Que ce soit avec candeur, de manière implicite ou silencieuse, l’idée que les Arabes et les musulmans sont des sauvages et des terroristes joue sur l’imagerie voulant que le soi-disant monde occidental incarne l’égalité, la liberté, le choix, la civilisation, la tolérance, le progrès et la modernité, tandis que le prétendu monde arabo-musulman, sous la surface, représente l’inégalité, les restrictions, la tyrannie, l’absence de choix, la sauvagerie, l’intolérance, l’arriération et le primitivisme.
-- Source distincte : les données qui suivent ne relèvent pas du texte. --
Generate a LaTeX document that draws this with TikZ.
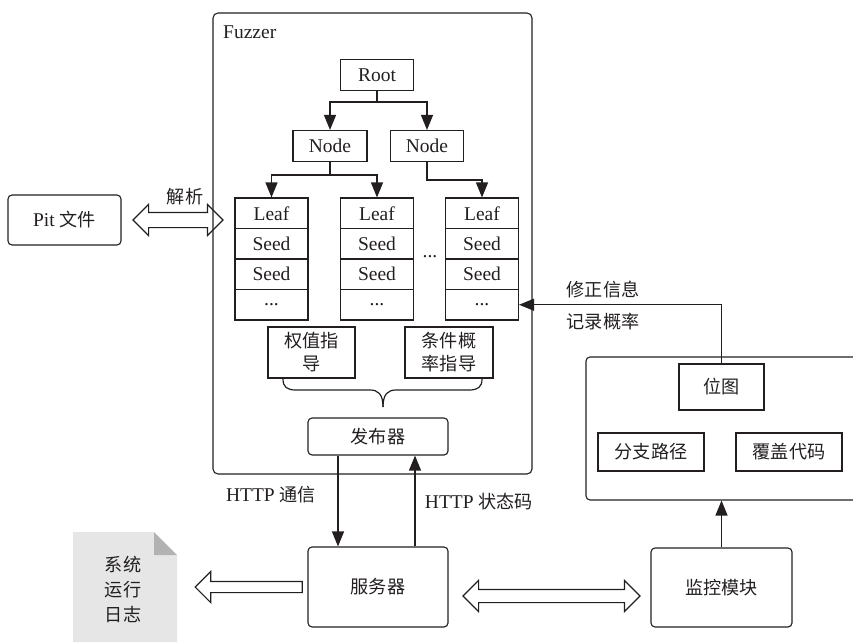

Cette imagerie sert en fait à dépolitiser la nature politique des tensions. Elle aseptise les actions de l’empire, depuis la diplomatie coercitive avec l’Iran et le soutien au changement de régime en Syrie jusqu’aux invasions de l’Afghanistan et de l’Irak, et aux interventions militaires en Somalie, au Yémen et en Libye.
Comme nous l’avons dit plus haut, à des degrés divers, cette imagerie s’étend à d’autres endroits vus par les orientalistes états-uniens comme des lieux ou des entités non occidentales, comme la Russie et la Chine.
A la base, cette imagerie fait vraiment partie d’un discours qui soutient un système de pouvoir permettant de dominer impérialement les tiers étrangers et ses propres citoyens. C’est à cause de la politique étrangère des États-Unis et de leurs intérêts économiques que les Arabes et les musulmans sont subjectivement dépeints comme des terroristes, alors que les éléments réels montrant que c’est l’intervention des États-Unis qui crée le terrorisme sont ignorés. C’est pourquoi il y a une fixation sur l’attaque sur le Parlement au Canada, la crise des otages à Martin Place à Sydney et l’attaque contre Charlie Hebdo à Paris. Mais on ignore que le soutien gouvernemental des États-Unis, du Canada, de l’Australie et de la France a coûté des dizaines de milliers de vies en Syrie.